Entries from a dataset:
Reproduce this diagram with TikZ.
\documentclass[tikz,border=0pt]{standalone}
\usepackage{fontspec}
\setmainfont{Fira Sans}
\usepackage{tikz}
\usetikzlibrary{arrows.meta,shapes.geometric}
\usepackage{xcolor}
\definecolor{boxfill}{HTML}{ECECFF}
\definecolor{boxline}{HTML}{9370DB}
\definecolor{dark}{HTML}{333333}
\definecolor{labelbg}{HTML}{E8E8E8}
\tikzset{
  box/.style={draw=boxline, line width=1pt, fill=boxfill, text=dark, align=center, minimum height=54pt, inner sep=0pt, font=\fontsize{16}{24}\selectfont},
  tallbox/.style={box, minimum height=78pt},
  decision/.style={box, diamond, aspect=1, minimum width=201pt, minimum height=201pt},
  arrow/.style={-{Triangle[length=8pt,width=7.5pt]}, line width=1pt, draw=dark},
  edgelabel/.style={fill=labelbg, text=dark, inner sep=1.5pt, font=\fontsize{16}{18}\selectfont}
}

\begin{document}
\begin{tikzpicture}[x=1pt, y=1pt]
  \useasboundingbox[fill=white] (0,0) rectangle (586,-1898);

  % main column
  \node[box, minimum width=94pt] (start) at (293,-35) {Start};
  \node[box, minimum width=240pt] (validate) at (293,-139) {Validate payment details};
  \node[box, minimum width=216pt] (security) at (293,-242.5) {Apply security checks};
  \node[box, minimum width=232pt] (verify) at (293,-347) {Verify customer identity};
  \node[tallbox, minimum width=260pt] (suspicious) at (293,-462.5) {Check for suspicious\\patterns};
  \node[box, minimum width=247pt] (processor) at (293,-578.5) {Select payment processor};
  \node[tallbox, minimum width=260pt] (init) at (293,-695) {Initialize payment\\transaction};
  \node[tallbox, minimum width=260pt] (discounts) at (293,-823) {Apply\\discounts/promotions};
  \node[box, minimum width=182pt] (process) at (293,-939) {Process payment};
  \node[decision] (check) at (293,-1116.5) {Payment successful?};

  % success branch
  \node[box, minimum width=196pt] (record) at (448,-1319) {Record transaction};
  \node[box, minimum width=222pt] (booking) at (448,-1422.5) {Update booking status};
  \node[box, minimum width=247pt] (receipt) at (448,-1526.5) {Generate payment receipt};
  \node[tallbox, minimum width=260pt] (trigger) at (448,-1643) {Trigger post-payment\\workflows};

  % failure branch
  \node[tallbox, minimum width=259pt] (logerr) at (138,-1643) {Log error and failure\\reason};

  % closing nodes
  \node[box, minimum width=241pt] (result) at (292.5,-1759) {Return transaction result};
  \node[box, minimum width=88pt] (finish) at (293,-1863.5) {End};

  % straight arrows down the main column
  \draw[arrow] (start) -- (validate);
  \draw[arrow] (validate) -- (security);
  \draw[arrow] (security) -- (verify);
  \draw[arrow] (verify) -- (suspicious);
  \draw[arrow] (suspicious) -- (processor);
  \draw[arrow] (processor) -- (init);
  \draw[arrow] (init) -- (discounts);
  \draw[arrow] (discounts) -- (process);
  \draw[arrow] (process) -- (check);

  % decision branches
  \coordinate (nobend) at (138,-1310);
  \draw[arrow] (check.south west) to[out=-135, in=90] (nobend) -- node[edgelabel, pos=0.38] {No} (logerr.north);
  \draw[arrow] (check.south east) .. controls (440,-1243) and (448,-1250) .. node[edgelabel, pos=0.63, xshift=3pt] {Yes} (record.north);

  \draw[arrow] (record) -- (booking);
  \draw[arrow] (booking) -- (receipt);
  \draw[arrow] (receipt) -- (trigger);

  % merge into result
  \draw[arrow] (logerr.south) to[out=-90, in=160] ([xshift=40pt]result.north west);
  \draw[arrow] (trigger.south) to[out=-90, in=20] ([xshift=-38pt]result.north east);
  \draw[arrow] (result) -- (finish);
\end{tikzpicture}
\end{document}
==
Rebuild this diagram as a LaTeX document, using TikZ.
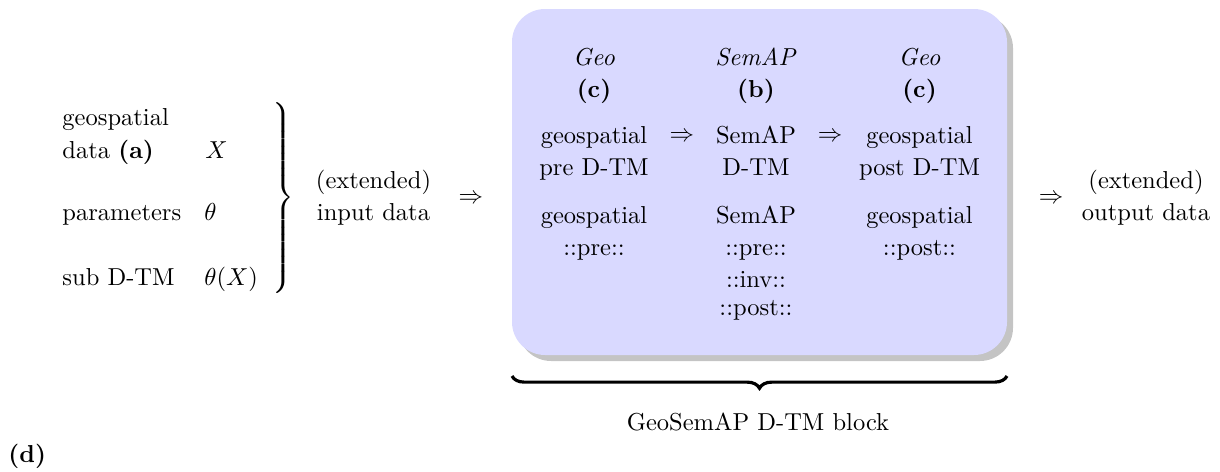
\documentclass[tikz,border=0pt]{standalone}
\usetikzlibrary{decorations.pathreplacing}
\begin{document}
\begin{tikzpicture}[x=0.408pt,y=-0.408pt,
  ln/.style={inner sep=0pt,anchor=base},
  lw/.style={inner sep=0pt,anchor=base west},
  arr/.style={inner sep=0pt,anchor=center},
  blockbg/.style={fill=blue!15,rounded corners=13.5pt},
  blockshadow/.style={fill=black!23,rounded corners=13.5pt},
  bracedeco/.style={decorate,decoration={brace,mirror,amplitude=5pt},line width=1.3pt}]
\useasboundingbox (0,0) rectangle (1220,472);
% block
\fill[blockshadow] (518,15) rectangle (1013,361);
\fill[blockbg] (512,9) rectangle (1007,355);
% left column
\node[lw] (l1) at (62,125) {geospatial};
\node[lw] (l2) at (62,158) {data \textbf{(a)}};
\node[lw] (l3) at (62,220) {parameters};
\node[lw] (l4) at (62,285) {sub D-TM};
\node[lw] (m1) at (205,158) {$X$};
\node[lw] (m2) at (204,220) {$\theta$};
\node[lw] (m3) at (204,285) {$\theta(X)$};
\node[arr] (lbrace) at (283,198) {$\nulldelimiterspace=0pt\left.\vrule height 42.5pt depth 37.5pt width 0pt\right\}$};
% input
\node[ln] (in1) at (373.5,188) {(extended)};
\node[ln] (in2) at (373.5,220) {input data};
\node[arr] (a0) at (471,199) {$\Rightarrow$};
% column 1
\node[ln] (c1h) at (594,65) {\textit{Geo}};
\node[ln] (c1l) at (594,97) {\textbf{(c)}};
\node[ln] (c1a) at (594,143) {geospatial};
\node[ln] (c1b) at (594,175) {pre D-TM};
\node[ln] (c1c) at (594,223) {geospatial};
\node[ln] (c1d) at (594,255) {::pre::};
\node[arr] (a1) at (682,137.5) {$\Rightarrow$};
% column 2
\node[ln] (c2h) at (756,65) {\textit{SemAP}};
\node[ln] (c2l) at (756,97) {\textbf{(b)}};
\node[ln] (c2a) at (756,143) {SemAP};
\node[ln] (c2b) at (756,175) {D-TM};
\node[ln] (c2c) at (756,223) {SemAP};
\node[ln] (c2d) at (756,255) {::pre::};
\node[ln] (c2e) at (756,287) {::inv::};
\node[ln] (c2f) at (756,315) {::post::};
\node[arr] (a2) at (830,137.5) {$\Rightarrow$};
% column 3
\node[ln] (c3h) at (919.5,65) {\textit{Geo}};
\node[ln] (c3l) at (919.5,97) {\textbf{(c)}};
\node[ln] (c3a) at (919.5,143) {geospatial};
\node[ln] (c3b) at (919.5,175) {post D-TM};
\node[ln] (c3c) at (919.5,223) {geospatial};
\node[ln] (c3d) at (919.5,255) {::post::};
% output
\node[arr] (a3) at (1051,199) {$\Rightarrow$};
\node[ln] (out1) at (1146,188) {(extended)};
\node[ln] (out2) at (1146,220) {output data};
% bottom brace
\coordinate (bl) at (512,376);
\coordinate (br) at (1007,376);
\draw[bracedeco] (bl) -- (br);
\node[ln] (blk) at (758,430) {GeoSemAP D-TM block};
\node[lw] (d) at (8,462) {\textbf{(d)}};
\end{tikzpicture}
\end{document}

(Short exercise): Give back, exactly as written, each line from the one that contains "Reproduce this diagram with TikZ." through the one that contains "(0,0) rectangle (586,-1898);".

(Answer to the exercise):
Reproduce this diagram with TikZ.
\documentclass[tikz,border=0pt]{standalone}
\usepackage{fontspec}
\setmainfont{Fira Sans}
\usepackage{tikz}
\usetikzlibrary{arrows.meta,shapes.geometric}
\usepackage{xcolor}
\definecolor{boxfill}{HTML}{ECECFF}
\definecolor{boxline}{HTML}{9370DB}
\definecolor{dark}{HTML}{333333}
\definecolor{labelbg}{HTML}{E8E8E8}
\tikzset{
  box/.style={draw=boxline, line width=1pt, fill=boxfill, text=dark, align=center, minimum height=54pt, inner sep=0pt, font=\fontsize{16}{24}\selectfont},
  tallbox/.style={box, minimum height=78pt},
  decision/.style={box, diamond, aspect=1, minimum width=201pt, minimum height=201pt},
  arrow/.style={-{Triangle[length=8pt,width=7.5pt]}, line width=1pt, draw=dark},
  edgelabel/.style={fill=labelbg, text=dark, inner sep=1.5pt, font=\fontsize{16}{18}\selectfont}
}

\begin{document}
\begin{tikzpicture}[x=1pt, y=1pt]
  \useasboundingbox[fill=white] (0,0) rectangle (586,-1898);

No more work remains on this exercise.